José Ángel Ocanto
Ningún régimen puede anotarse como un triunfo la acción criminal de quemar medicinas y alimentos que el pueblo ansía para subsistir.
Los modales de bestias que han exhibido con descaro ante los ojos del mundo, sólo fortalecen la razón de quienes combaten la perversidad entronizada en el poder.

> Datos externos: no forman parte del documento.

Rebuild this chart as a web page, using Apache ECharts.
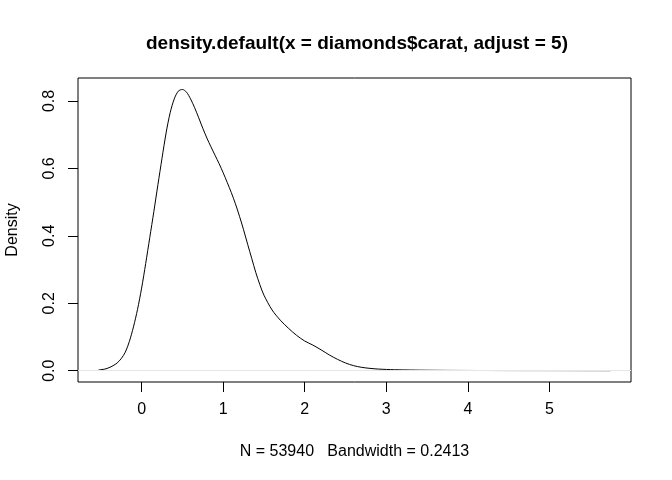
<!DOCTYPE html>
<html>
<head>
<meta charset="utf-8">
<script src="https://cdn.jsdelivr.net/npm/echarts@6/dist/echarts.min.js"></script>
<style>
  html, body { margin: 0; padding: 0; background: #fff; }
  #chart { width: 672px; height: 480px; }
</style>
</head>
<body>
<div id="chart"></div>
<script>
// density estimate (carat vs density)
const caratX = [-0.53, -0.45, -0.4, -0.35, -0.3, -0.25, -0.2, -0.15, -0.1, -0.05,
  0.0, 0.05, 0.1, 0.15, 0.2, 0.25, 0.3, 0.35, 0.4, 0.45,
  0.5, 0.55, 0.6, 0.65, 0.7, 0.75, 0.8, 0.85, 0.9, 0.95,
  1.0, 1.05, 1.1, 1.15, 1.2, 1.25, 1.3, 1.35, 1.4, 1.45,
  1.5, 1.6, 1.7, 1.8, 1.9, 2.0, 2.1, 2.2, 2.3, 2.4,
  2.5, 2.6, 2.7, 2.8, 2.9, 3.1, 3.5, 4.0, 4.5, 5.0, 5.75];
const densityY = [0.002, 0.005, 0.009, 0.015, 0.023, 0.036, 0.055, 0.087, 0.13, 0.182,
  0.245, 0.318, 0.395, 0.472, 0.552, 0.630, 0.705, 0.765, 0.806, 0.829,
  0.834, 0.826, 0.806, 0.780, 0.750, 0.719, 0.690, 0.664, 0.639, 0.614,
  0.587, 0.558, 0.528, 0.495, 0.458, 0.418, 0.375, 0.333, 0.291, 0.255,
  0.224, 0.180, 0.150, 0.126, 0.105, 0.088, 0.076, 0.062, 0.047, 0.034,
  0.023, 0.015, 0.010, 0.007, 0.005, 0.003, 0.0015, 0.0008, 0.0005, 0.0004, 0.0002];

const xTicks = [0, 1, 2, 3, 4, 5];
const yTicks = [0, 0.2, 0.4, 0.6, 0.8];

const titleText = 'density.default(x = diamonds$carat, adjust = 5)';
const subText = 'N = 53940   Bandwidth = 0.2413';
const yName = 'Density';

const font = '"Liberation Sans", Arial, Helvetica, sans-serif';

const chart = echarts.init(document.getElementById('chart'));

const points = caratX.map((x, i) => [x, densityY[i]]);

chart.setOption({
  animation: false,
  backgroundColor: '#fff',
  title: {
    text: titleText,
    left: 352,
    top: 29,
    textAlign: 'center',
    textStyle: { fontFamily: font, fontSize: 19, fontWeight: 'bold', color: '#000' },
  },
  grid: {
    left: 78,
    right: 41,
    top: 78,
    bottom: 98,
    show: true,
    borderColor: '#000',
    borderWidth: 1,
    containLabel: false,
    outerBoundsMode: 'none',
  },
  xAxis: {
    type: 'value',
    min: -0.78,
    max: 6.0,
    name: subText,
    nameLocation: 'middle',
    nameGap: 62,
    nameTextStyle: { fontFamily: font, fontSize: 16, color: '#000' },
    axisLine: { show: false, onZero: false },
    splitLine: { show: false },
    axisTick: {
      show: true,
      length: 10,
      customValues: xTicks,
      lineStyle: { color: '#000', width: 1 },
    },
    axisLabel: {
      customValues: xTicks,
      fontFamily: font,
      fontSize: 16,
      color: '#000',
      margin: 20,
    },
  },
  yAxis: {
    type: 'value',
    min: -0.0334,
    max: 0.868,
    name: yName,
    nameLocation: 'middle',
    nameGap: 57,
    nameTextStyle: { fontFamily: font, fontSize: 16, color: '#000' },
    axisLine: { show: false, onZero: false },
    splitLine: { show: false },
    axisTick: {
      show: true,
      length: 10,
      customValues: yTicks,
      lineStyle: { color: '#000', width: 1 },
    },
    axisLabel: {
      customValues: yTicks,
      rotate: 90,
      fontFamily: font,
      fontSize: 16,
      color: '#000',
      margin: 20,
      formatter: (v) => v.toFixed(1),
    },
  },
  series: [
    {
      type: 'line',
      data: points,
      smooth: 0.3,
      symbol: 'none',
      lineStyle: { color: '#000', width: 1 },
      markLine: {
        silent: true,
        symbol: ['none', 'none'],
        label: { show: false },
        lineStyle: { color: '#e6e6e6', width: 1, type: 'solid' },
        data: [{ yAxis: 0 }],
      },
    },
  ],
});
</script>
</body>
</html>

El ilegítimo no es más fuerte ahora. Nada en él, ni su necia palabra, ni su despreciable imagen, han adquirido más valor, al cabo de sus desalmadas fechorías. Porque su autoridad, que ya era maltrecha, recibe el fuego de una indignación colectiva, unánime. Y si algo ha crecido en las últimas horas es el desbordante aborrecimiento de la población venezolana, incluso de los que hasta ayer eran tibios o incrédulos; y si alguna convicción surge irrebatible es que a estas alturas resulta del todo inútil poner más plazos de salida por las vías normales de lo institucional, de los llamados retóricos, de los comunicados y preciosismos parlamentarios del orbe democrático. Quien se coloca al margen de la legalidad debe ser tratado como tal, sin contemplaciones, más aún si su víctima es una nación entera.
Es mortalmente ingenuo aguardar que entren en razón, que se les ablande de repente el corazón o desistan mansamente, teniendo a sus espaldas semejante montaña de latrocinio y delitos de lesa humanidad. No sé puede seguir esperando que el mal ceda a la presión pura y simple de una masa indefensa, que ya ha dado suficientes muestras de coraje y de dignidad. Demasiada sangre inocente ha sido derramada. Demasiado dolor nos ha encogido los corazones y atenazado la propia vida hasta volverla un cuerpo mustio, irreconocible.
Nuestro sueños han asumido la urgencia de lo inaplazable. Mientras, el usurpador es ahora más usurpador que antes y esa es su desgracia.
Por eso, aunque la noche se alargue, prohibido ceder a la desesperanza.